26Ainsi, dans un contexte différent, la tragédie française semble osciller, comme le nô, entre action et évocation. Et si, au cours de son évolution, le nô a poussé son aspect poétique à l’extrême, la tragédie française, elle, a opté pour l’action et continué dans cette voie. L’abandon de la déclamation baroque corrobore peut-être cette idée du primat de l'action. On peut se demander en effet si, au nom de l’action, la tragédie française n’a pas quelque peu délaissé et négligé sa qualité incantatoire ou envoûtante qui constituait également son essence. Les quelques tentatives actuelles de mise en scène avec la déclamation de l’époque semblent significatives à ce sujet.

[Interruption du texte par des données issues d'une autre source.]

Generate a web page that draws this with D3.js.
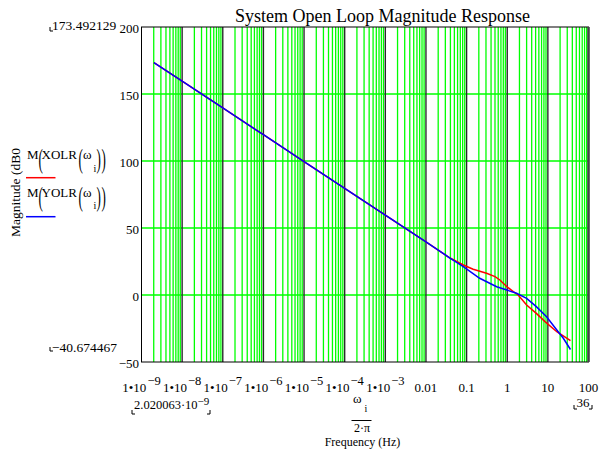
<!DOCTYPE html>
<html>
<head>
<meta charset="utf-8">
<script src="https://cdn.jsdelivr.net/npm/d3@7"></script>
<style>
  body { margin: 0; background: #fff; }
  svg { font-family: "Liberation Serif", "Times New Roman", serif; }
</style>
</head>
<body>
<div id="chart"></div>
<script>
//Values (frequency in Hz, magnitude in dB)
var xolrFreq = [2.020063e-9, 1e-8, 1e-7, 1e-6, 1e-5, 1e-4, 1e-3, 0.01, 0.039, 0.083, 0.145, 0.31, 0.50, 0.66, 0.98, 1.41, 1.86, 3.0, 5.2, 8.5, 16.6, 36];
var xolrMag  = [173.49, 159.6, 139.6, 119.6, 99.6, 79.6, 59.6, 39.6, 27.6, 22.4, 19.2, 16.2, 13.7, 11.2, 6.2, 2.5, 0, -7.5, -13.7, -19.9, -27.4, -34.0];
var yolrFreq = [2.020063e-9, 1e-8, 1e-7, 1e-6, 1e-5, 1e-4, 1e-3, 0.01, 0.039, 0.083, 0.21, 0.55, 0.98, 1.70, 3.0, 5.2, 9.3, 16.6, 24, 36];
var yolrMag  = [173.49, 159.6, 139.6, 119.6, 99.6, 79.6, 59.6, 39.6, 27.6, 21.1, 12.5, 6.2, 3.7, 1.3, -2.5, -8.7, -16.2, -26.1, -32.3, -40.67];

var seriesNames = ["XOLR", "YOLR"];
var seriesColors = ["#ff0000", "#0000ff"];

//Tick values and labels ("^" marks the exponent)
var xTickVals = [1e-9, 1e-8, 1e-7, 1e-6, 1e-5, 1e-4, 1e-3, 0.01, 0.1, 1, 10, 100];
var xTickText = ["1\u202210^\u22129", "1\u202210^\u22128", "1\u202210^\u22127", "1\u202210^\u22126", "1\u202210^\u22125",
                 "1\u202210^\u22124", "1\u202210^\u22123", "0.01", "0.1", "1", "10", "100"];
var yTickVals = [-50, 0, 50, 100, 150, 200];
var yTickText = ["\u221250", "0", "50", "100", "150", "200"];

//Margin convention
var margin = {top: 27, right: 13.5, bottom: 95, left: 141.5},
    width = 602 - margin.left - margin.right,
    height = 457 - margin.top - margin.bottom;

var svg = d3.select('#chart').append('svg')
    .attr('width', 602)
    .attr('height', 457);

var plot = svg.append('g')
    .attr('transform', 'translate(' + margin.left + ',' + margin.top + ')');

var x = d3.scaleLog().domain([1e-9, 100]).range([0, width]);
var y = d3.scaleLinear().domain([-50, 200]).range([height, 0]);

//Grid: green lines for 2..9 in each decade, dark lines at the decades
var minorVals = [];
for (var e = -9; e <= 1; e++) {
  for (var k = 2; k <= 9; k++) minorVals.push(k * Math.pow(10, e));
}
plot.selectAll('.minor').data(minorVals)
  .enter().append('line')
    .attr('class', 'minor')
    .attr('x1', function(d) {return x(d);})
    .attr('x2', function(d) {return x(d);})
    .attr('y1', 0).attr('y2', height)
    .style('stroke', '#00ff00')
    .style('stroke-width', 1.3);

plot.selectAll('.hgrid').data([0, 50, 100, 150])
  .enter().append('line')
    .attr('class', 'hgrid')
    .attr('x1', 0).attr('x2', width)
    .attr('y1', function(d) {return y(d);})
    .attr('y2', function(d) {return y(d);})
    .style('stroke', '#00ff00')
    .style('stroke-width', 1.3);

plot.selectAll('.major').data(xTickVals.slice(1, -1))
  .enter().append('line')
    .attr('class', 'major')
    .attr('x1', function(d) {return x(d);})
    .attr('x2', function(d) {return x(d);})
    .attr('y1', 0).attr('y2', height)
    .style('stroke', '#2a2a2a')
    .style('stroke-width', 1.4);

//Frame
plot.append('rect')
    .attr('width', width).attr('height', height)
    .style('fill', 'none')
    .style('stroke', '#000')
    .style('stroke-width', 1);
plot.append('line')
    .attr('x1', width).attr('x2', width)
    .attr('y1', 0).attr('y2', height)
    .style('stroke', '#444')
    .style('stroke-width', 2.6);

//Traces
var line = d3.line()
    .x(function(d) {return x(d[0]);})
    .y(function(d) {return y(d[1]);});

var traces = [d3.zip(xolrFreq, xolrMag), d3.zip(yolrFreq, yolrMag)];
plot.selectAll('.trace').data(traces)
  .enter().append('path')
    .attr('class', 'trace')
    .attr('d', line)
    .style('fill', 'none')
    .style('stroke', function(d, i) {return seriesColors[i];})
    .style('stroke-width', 1.5);

//Y tick labels
plot.selectAll('.ylab').data(yTickVals)
  .enter().append('text')
    .attr('class', 'ylab')
    .attr('x', -2.5)
    .attr('y', function(d) {return y(d) + 5.5;})
    .attr('text-anchor', 'end')
    .style('font-size', '13px')
    .text(function(d, i) {return yTickText[i];});

//X tick labels with exponents
var xlab = plot.selectAll('.xlab').data(xTickVals)
  .enter().append('text')
    .attr('class', 'xlab')
    .attr('x', function(d) {return x(d);})
    .attr('y', height + 30)
    .attr('text-anchor', 'middle')
    .style('font-size', '13px');
xlab.each(function(d, i) {
  var parts = xTickText[i].split('^');
  var t = d3.select(this);
  t.append('tspan').text(parts[0]);
  if (parts.length > 1) {
    t.append('tspan').attr('dy', -7).attr('dx', 1).style('font-size', '12.5px').text(parts[1]);
  }
});

//Title
svg.append('text')
    .attr('x', 382.5).attr('y', 22)
    .attr('text-anchor', 'middle')
    .style('font-size', '18px')
    .text('System Open Loop Magnitude Response');

//Y axis title
svg.append('text')
    .attr('transform', 'translate(19.5,192.5) rotate(-90)')
    .attr('text-anchor', 'middle')
    .style('font-size', '13.5px')
    .text('Magnitude (dB0');

//Limit readouts with their corner marks
function corner(px, py, dir) {
  svg.append('path')
      .attr('d', 'M' + px + ',' + (py - 4) + 'V' + py + 'h' + (3 * dir))
      .style('fill', 'none')
      .style('stroke', '#000')
      .style('stroke-width', 1);
}
svg.append('text').attr('x', 52).attr('y', 29.5).style('font-size', '13.5px').text('173.492129');
corner(50, 31, 1);
svg.append('text').attr('x', 52).attr('y', 351.5).style('font-size', '13.5px').text('\u221240.674467');
corner(50, 351, 1);

var xmin = svg.append('text').attr('x', 134).attr('y', 409).style('font-size', '12.5px');
xmin.append('tspan').text('2.020063\u00b710');
xmin.append('tspan').attr('dy', -4).style('font-size', '11px').text('\u22129');
corner(132, 414, 1);
corner(210, 414, -1);

svg.append('text').attr('x', 583).attr('y', 407).attr('text-anchor', 'middle').style('font-size', '13px').text('36');
corner(574, 409, 1);
corner(592, 409, -1);

//X axis title: omega_i over 2*pi, then the unit line
var xt = svg.append('g');
xt.append('text').attr('x', 353).attr('y', 403).style('font-size', '13px').text('\u03c9');
xt.append('text').attr('x', 364.5).attr('y', 412).style('font-size', '10px').text('i');
xt.append('line')
    .attr('x1', 351.5).attr('x2', 371.5)
    .attr('y1', 420.5).attr('y2', 420.5)
    .style('stroke', '#000').style('stroke-width', 1);
xt.append('text').attr('x', 362).attr('y', 431.5).attr('text-anchor', 'middle').style('font-size', '12px').text('2\u00b7\u03c0');
xt.append('text').attr('x', 362.5).attr('y', 446).attr('text-anchor', 'middle').style('font-size', '12px').text('Frequency (Hz)');

//Legend: M(XOLR(w_i)) with a line sample under each entry
var legendBase = [159, 196.8];
var legendLineY = [177.7, 216.7];
seriesNames.forEach(function(name, i) {
  var g = svg.append('g');
  var b = legendBase[i];
  g.append('text').attr('x', 27).attr('y', b).style('font-size', '13px').text('M');
  g.append('text').attr('x', 41.5).attr('y', b).style('font-size', '13px').text(name);
  g.append('text').attr('x', 83).attr('y', b).style('font-size', '13px').text('\u03c9');
  g.append('text').attr('x', 93.5).attr('y', b + 12.5).style('font-size', '10px').text('i');
  //stretched brackets
  [[38.5, '('], [78.5, '('], [96.5, ')'], [101.5, ')']].forEach(function(p) {
    g.append('text')
        .attr('transform', 'translate(' + p[0] + ',' + (b + 9) + ') scale(1,2.1)')
        .style('font-size', '13px')
        .text(p[1]);
  });
  g.append('line')
      .attr('x1', 26).attr('x2', 55.5)
      .attr('y1', legendLineY[i]).attr('y2', legendLineY[i])
      .style('stroke', seriesColors[i])
      .style('stroke-width', 1.5);
});
</script>
</body>
</html>
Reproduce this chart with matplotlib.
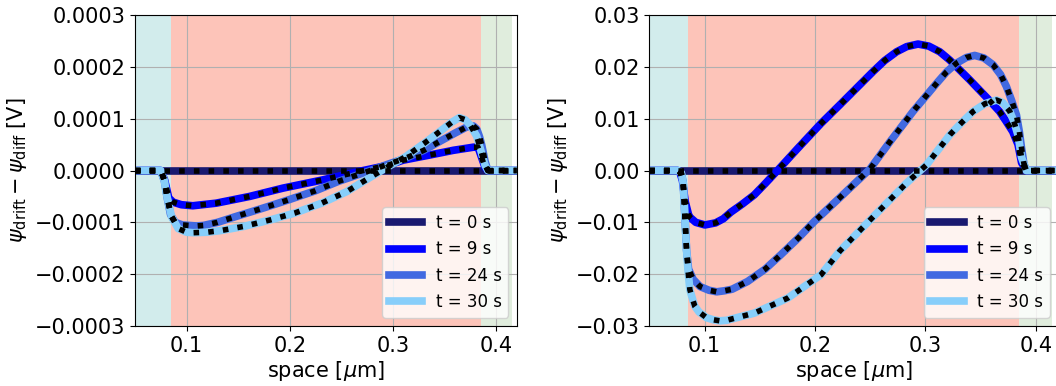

27L’examen des mutations vécues par le nô nous conduit ainsi à réfléchir sur la tragédie française. C’est parce que ces deux formes théâtrales ont précisément la même caractéristique d’être classique. Or le propre du classicisme consiste à garder et à transmettre ce que l’on considère comme l’essence d’un art. La stylisation extrême que nous avons constatée dans le nô n’est que le résultat de cette transmission scrupuleuse à l’excès. Mais, de manière plus fondamentale, l’examen de cet aspect classique nous fait surtout découvrir les deux constituants essentiels du théâtre, à savoir action et évocation, qui se trouvent toujours en tension à l’intérieur d’une pièce. Les deux directions diamétralement opposées qu’ont suivies le nô et la tragédie française montrent significativement qu’une mise en scène actuelle est conditionnée par cette tension. Car le théâtre n’est pas un art de musée mais une activité bien vivante qui doit tenir compte, avant tout, de ses spectateurs. L’évolution qu’a vécue chacun de ces deux théâtres classiques traduit, par conséquent, les attentes différentes de leurs spectateurs.